What is needed
Write out each line of the listing as it stands, without the images.

Recorded information
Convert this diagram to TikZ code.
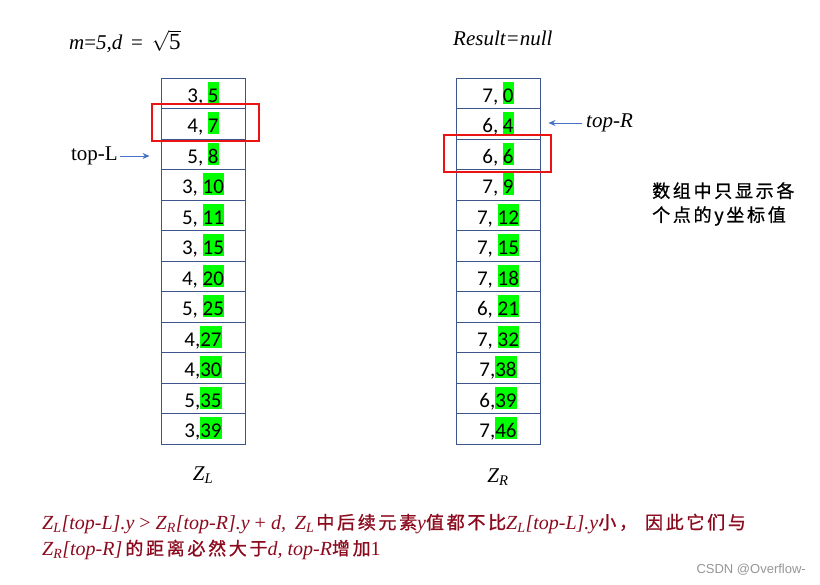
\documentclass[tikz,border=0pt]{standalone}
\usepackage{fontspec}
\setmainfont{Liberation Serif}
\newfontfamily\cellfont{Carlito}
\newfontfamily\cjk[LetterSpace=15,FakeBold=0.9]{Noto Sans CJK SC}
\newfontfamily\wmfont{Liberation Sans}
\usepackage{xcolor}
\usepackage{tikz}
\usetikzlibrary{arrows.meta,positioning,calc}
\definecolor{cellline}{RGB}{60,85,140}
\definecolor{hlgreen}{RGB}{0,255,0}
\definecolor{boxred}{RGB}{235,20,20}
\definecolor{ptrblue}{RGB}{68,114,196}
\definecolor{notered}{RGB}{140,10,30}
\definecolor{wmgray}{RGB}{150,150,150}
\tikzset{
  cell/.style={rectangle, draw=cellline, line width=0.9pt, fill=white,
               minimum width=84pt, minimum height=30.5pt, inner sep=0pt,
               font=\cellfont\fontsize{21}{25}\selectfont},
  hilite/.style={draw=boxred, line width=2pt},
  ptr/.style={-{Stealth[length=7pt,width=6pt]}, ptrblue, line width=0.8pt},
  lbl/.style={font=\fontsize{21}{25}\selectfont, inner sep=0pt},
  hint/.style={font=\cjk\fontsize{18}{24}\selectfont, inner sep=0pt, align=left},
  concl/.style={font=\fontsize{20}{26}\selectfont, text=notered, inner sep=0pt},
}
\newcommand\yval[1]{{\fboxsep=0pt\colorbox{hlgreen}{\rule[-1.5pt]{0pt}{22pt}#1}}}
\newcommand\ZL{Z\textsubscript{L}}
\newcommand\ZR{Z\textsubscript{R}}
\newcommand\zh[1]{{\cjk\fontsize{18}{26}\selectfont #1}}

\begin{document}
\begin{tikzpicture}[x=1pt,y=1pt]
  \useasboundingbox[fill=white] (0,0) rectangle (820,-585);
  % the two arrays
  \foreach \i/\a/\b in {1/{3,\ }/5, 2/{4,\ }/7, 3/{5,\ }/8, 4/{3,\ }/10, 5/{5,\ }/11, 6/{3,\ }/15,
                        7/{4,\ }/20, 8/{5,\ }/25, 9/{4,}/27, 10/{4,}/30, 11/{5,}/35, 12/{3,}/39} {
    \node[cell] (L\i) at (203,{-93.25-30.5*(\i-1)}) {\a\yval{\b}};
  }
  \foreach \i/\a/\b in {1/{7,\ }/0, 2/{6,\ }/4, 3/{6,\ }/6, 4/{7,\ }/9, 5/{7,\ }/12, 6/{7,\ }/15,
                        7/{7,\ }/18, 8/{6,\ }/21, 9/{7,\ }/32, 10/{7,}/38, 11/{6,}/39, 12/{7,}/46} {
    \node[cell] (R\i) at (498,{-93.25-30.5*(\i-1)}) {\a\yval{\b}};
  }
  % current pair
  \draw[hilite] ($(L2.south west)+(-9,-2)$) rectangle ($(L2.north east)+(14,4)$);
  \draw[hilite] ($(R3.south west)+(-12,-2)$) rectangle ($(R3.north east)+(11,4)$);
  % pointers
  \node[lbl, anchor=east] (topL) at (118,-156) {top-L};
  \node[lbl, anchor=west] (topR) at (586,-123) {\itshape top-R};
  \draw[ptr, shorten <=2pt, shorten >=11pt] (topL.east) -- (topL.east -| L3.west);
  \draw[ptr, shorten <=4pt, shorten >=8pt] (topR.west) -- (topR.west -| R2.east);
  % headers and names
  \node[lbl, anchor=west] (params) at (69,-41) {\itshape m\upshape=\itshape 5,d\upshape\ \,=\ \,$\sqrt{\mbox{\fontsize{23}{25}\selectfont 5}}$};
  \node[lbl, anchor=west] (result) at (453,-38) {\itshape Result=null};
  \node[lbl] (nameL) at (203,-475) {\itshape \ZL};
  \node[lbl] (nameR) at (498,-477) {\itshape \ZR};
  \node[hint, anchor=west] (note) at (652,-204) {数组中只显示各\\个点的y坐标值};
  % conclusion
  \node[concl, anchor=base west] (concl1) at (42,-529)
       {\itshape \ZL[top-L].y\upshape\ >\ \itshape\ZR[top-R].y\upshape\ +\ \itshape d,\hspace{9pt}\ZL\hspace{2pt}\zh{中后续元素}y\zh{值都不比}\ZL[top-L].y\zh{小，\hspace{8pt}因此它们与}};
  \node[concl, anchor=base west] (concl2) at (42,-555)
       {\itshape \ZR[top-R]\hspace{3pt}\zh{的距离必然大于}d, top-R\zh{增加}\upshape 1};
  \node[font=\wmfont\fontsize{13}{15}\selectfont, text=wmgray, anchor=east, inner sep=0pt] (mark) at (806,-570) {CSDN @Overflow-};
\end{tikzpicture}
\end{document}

Written response
Convert this diagram to TikZ code.
\documentclass[tikz,border=0pt]{standalone}
\usepackage{fontspec}
\setmainfont{Liberation Serif}
\newfontfamily\cellfont{Carlito}
\newfontfamily\cjk[LetterSpace=15,FakeBold=0.9]{Noto Sans CJK SC}
\newfontfamily\wmfont{Liberation Sans}
\usepackage{xcolor}
\usepackage{tikz}
\usetikzlibrary{arrows.meta,positioning,calc}
\definecolor{cellline}{RGB}{60,85,140}
\definecolor{hlgreen}{RGB}{0,255,0}
\definecolor{boxred}{RGB}{235,20,20}
\definecolor{ptrblue}{RGB}{68,114,196}
\definecolor{notered}{RGB}{140,10,30}
\definecolor{wmgray}{RGB}{150,150,150}
\tikzset{
  cell/.style={rectangle, draw=cellline, line width=0.9pt, fill=white,
               minimum width=84pt, minimum height=30.5pt, inner sep=0pt,
               font=\cellfont\fontsize{21}{25}\selectfont},
  hilite/.style={draw=boxred, line width=2pt},
  ptr/.style={-{Stealth[length=7pt,width=6pt]}, ptrblue, line width=0.8pt},
  lbl/.style={font=\fontsize{21}{25}\selectfont, inner sep=0pt},
  hint/.style={font=\cjk\fontsize{18}{24}\selectfont, inner sep=0pt, align=left},
  concl/.style={font=\fontsize{20}{26}\selectfont, text=notered, inner sep=0pt},
}
\newcommand\yval[1]{{\fboxsep=0pt\colorbox{hlgreen}{\rule[-1.5pt]{0pt}{22pt}#1}}}
\newcommand\ZL{Z\textsubscript{L}}
\newcommand\ZR{Z\textsubscript{R}}
\newcommand\zh[1]{{\cjk\fontsize{18}{26}\selectfont #1}}

\begin{document}
\begin{tikzpicture}[x=1pt,y=1pt]
  \useasboundingbox[fill=white] (0,0) rectangle (820,-585);
  % the two arrays
  \foreach \i/\a/\b in {1/{3,\ }/5, 2/{4,\ }/7, 3/{5,\ }/8, 4/{3,\ }/10, 5/{5,\ }/11, 6/{3,\ }/15,
                        7/{4,\ }/20, 8/{5,\ }/25, 9/{4,}/27, 10/{4,}/30, 11/{5,}/35, 12/{3,}/39} {
    \node[cell] (L\i) at (203,{-93.25-30.5*(\i-1)}) {\a\yval{\b}};
  }
  \foreach \i/\a/\b in {1/{7,\ }/0, 2/{6,\ }/4, 3/{6,\ }/6, 4/{7,\ }/9, 5/{7,\ }/12, 6/{7,\ }/15,
                        7/{7,\ }/18, 8/{6,\ }/21, 9/{7,\ }/32, 10/{7,}/38, 11/{6,}/39, 12/{7,}/46} {
    \node[cell] (R\i) at (498,{-93.25-30.5*(\i-1)}) {\a\yval{\b}};
  }
  % current pair
  \draw[hilite] ($(L2.south west)+(-9,-2)$) rectangle ($(L2.north east)+(14,4)$);
  \draw[hilite] ($(R3.south west)+(-12,-2)$) rectangle ($(R3.north east)+(11,4)$);
  % pointers
  \node[lbl, anchor=east] (topL) at (118,-156) {top-L};
  \node[lbl, anchor=west] (topR) at (586,-123) {\itshape top-R};
  \draw[ptr, shorten <=2pt, shorten >=11pt] (topL.east) -- (topL.east -| L3.west);
  \draw[ptr, shorten <=4pt, shorten >=8pt] (topR.west) -- (topR.west -| R2.east);
  % headers and names
  \node[lbl, anchor=west] (params) at (69,-41) {\itshape m\upshape=\itshape 5,d\upshape\ \,=\ \,$\sqrt{\mbox{\fontsize{23}{25}\selectfont 5}}$};
  \node[lbl, anchor=west] (result) at (453,-38) {\itshape Result=null};
  \node[lbl] (nameL) at (203,-475) {\itshape \ZL};
  \node[lbl] (nameR) at (498,-477) {\itshape \ZR};
  \node[hint, anchor=west] (note) at (652,-204) {数组中只显示各\\个点的y坐标值};
  % conclusion
  \node[concl, anchor=base west] (concl1) at (42,-529)
       {\itshape \ZL[top-L].y\upshape\ >\ \itshape\ZR[top-R].y\upshape\ +\ \itshape d,\hspace{9pt}\ZL\hspace{2pt}\zh{中后续元素}y\zh{值都不比}\ZL[top-L].y\zh{小，\hspace{8pt}因此它们与}};
  \node[concl, anchor=base west] (concl2) at (42,-555)
       {\itshape \ZR[top-R]\hspace{3pt}\zh{的距离必然大于}d, top-R\zh{增加}\upshape 1};
  \node[font=\wmfont\fontsize{13}{15}\selectfont, text=wmgray, anchor=east, inner sep=0pt] (mark) at (806,-570) {CSDN @Overflow-};
\end{tikzpicture}
\end{document}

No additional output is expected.